The New Yorker reviewer James Wood beat me to reviewing The Privileges by Jonathan Dee, doing a much better job of it, of course. (Beware —contains some plot spoilers.) Like him, though, I was struck by the jacket copy calling The Privileges “an odyssey of a couple touched by fortune, changed by time, and guided above all else by their epic love for each other.” The Privileges is a compelling story of two narcissists with ambitions that coincide, whose physical beauty, family connections, and boldness ensure them money and power, but romantic love story? No.

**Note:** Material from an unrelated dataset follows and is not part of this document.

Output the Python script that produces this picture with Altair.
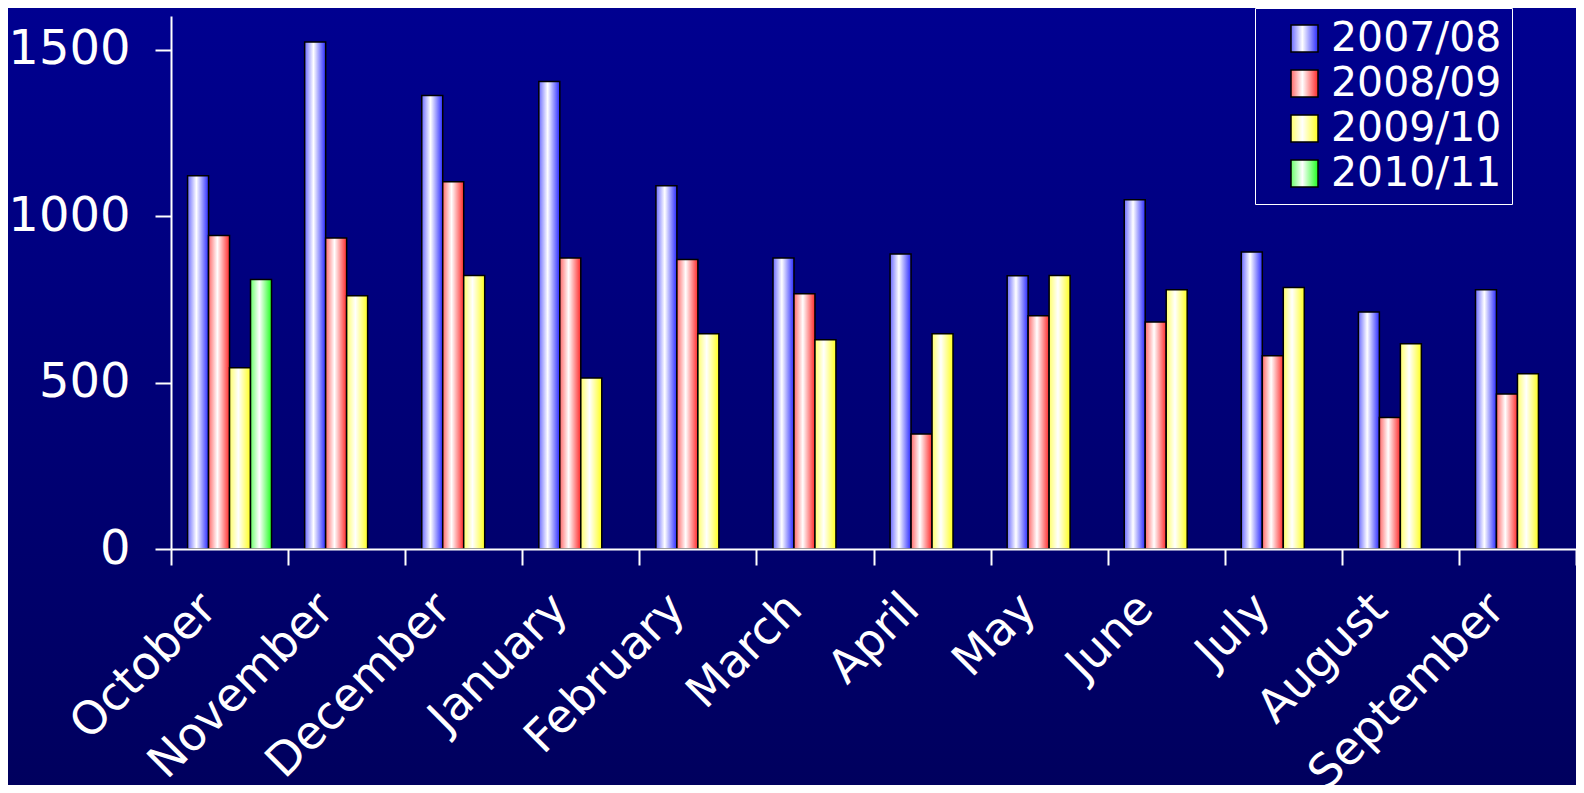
import altair as alt
import pandas as pd

months = ["October", "November", "December", "January", "February", "March",
          "April", "May", "June", "July", "August", "September"]
seasons = ["2007/08", "2008/09", "2009/10", "2010/11"]

v_2007_08 = [1122, 1524, 1363, 1405, 1092, 875, 887, 821, 1050, 893, 712, 779]
v_2008_09 = [942, 935, 1104, 875, 870, 767, 346, 701, 682, 581, 395, 466]
v_2009_10 = [545, 761, 822, 514, 647, 629, 647, 822, 779, 786, 617, 527]
v_2010_11 = [810]

rows = []
for s, vals in zip(seasons, [v_2007_08, v_2008_09, v_2009_10, v_2010_11]):
    for m, v in zip(months, vals):
        rows.append({"month": m, "season": s, "value": v})
df = pd.DataFrame(rows)


def grad(left, right):
    return ("{gradient: 'linear', x1: 0, y1: 0, x2: 1, y2: 0, stops: ["
            "{offset: 0, color: '" + left + "'}, "
            "{offset: 0.42, color: '#ffffff'}, "
            "{offset: 1, color: '" + right + "'}]}")


fill_range = [
    {"expr": grad("#6a6aff", "#2a2aff")},
    {"expr": grad("#ff6a6a", "#ff2a2a")},
    {"expr": grad("#ffff6a", "#ffff20")},
    {"expr": grad("#6aff6a", "#20ff20")},
]

FONT = "DejaVu Sans"
PLOT_W = 1405
PLOT_H = 533

bg = alt.Chart(alt.Data(values=[{"a": 1}])).mark_rect(
    color=alt.LinearGradient(
        gradient="linear", x1=0, y1=0, x2=0, y2=1,
        stops=[alt.GradientStop(offset=0, color="#000090"),
               alt.GradientStop(offset=1, color="#00005e")]),
    clip=False,
).encode(x=alt.value(-163), x2=alt.value(PLOT_W), y=alt.value(-8), y2=alt.value(769))

axis_common = dict(domainColor="white", domainWidth=2, tickColor="white", tickWidth=2,
                   tickSize=16, labelColor="white", labelFont=FONT, zindex=2)

bars = alt.Chart(df).mark_bar(stroke="black", strokeWidth=1.5).encode(
    x=alt.X("month:N", sort=months, title=None,
            scale=alt.Scale(paddingInner=0, paddingOuter=0),
            axis=alt.Axis(tickBand="extent", labelAngle=-45, labelAlign="right",
                          labelBaseline="middle", labelOffset=-21, labelPadding=36,
                          labelFontSize=46, labelLimit=500, labelOverlap=False,
                          **axis_common)),
    xOffset=alt.XOffset("season:N", sort=seasons,
                        scale=alt.Scale(domain=seasons, paddingInner=0, paddingOuter=0.79)),
    y=alt.Y("value:Q", title=None,
            scale=alt.Scale(domain=[0, 1602], nice=False),
            axis=alt.Axis(values=[0, 500, 1000, 1500], format="d", grid=False,
                          labelFontSize=48, labelPadding=25, **axis_common)),
    fill=alt.Fill("season:N", sort=seasons,
                  scale=alt.Scale(domain=seasons, range=fill_range),
                  legend=alt.Legend(
                      title=None, orient="none", legendX=1084, legendY=-8,
                      strokeColor="white", padding=10, symbolOffset=19,
                      symbolType="square", symbolSize=729,
                      symbolStrokeColor="black", symbolStrokeWidth=1.5,
                      labelFont=FONT, labelFontSize=41, labelColor="white",
                      labelOffset=6, labelLimit=400, rowPadding=3,
                      labelExpr="datum.label + '\u2003\u2003'")),
)

chart = alt.layer(bg, bars).properties(
    width=PLOT_W, height=PLOT_H,
    background="#000088",
    autosize=alt.AutoSizeParams(type="none"),
    padding={"left": 163, "top": 8, "right": 0, "bottom": 236},
).configure_view(stroke=None)

chart.save("out.html", embed_options={"renderer": "svg", "actions": False})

The Privileges begins with the golden couple, Adam and Cynthia Morey,  getting married young, quickly discarding parents and their pasts; then leaps forward to the couple in their New York City apartment, dissatisfied with their stalled upward mobility — him, in the financial sector without an MBA; her, at home with two young children. Later, another leap, and the Moreys’ grown children become characters, young adults struggling in the cocoon of their parents’ now-immense wealth.
Adam and Cynthia Morey are fascinating, the way a glittering-eyed cobra is. Were you to meet them in real life (in the rarefied circles of New York philanthropy or finance) you wouldn’t really like them. And they would barely acknowledge your existence.
If you liked The Corrections by Jonathan Franzen (whose blurb is prominently on the front cover), pick up this memorable novel (the author’s fifth) of characters seemingly headed full-tilt for self-destruction or, at least, comeuppance.
Jonathan Dee is a former senior editor of The Paris Review and teaches in the graduate writing programs at Columbia University and the New School.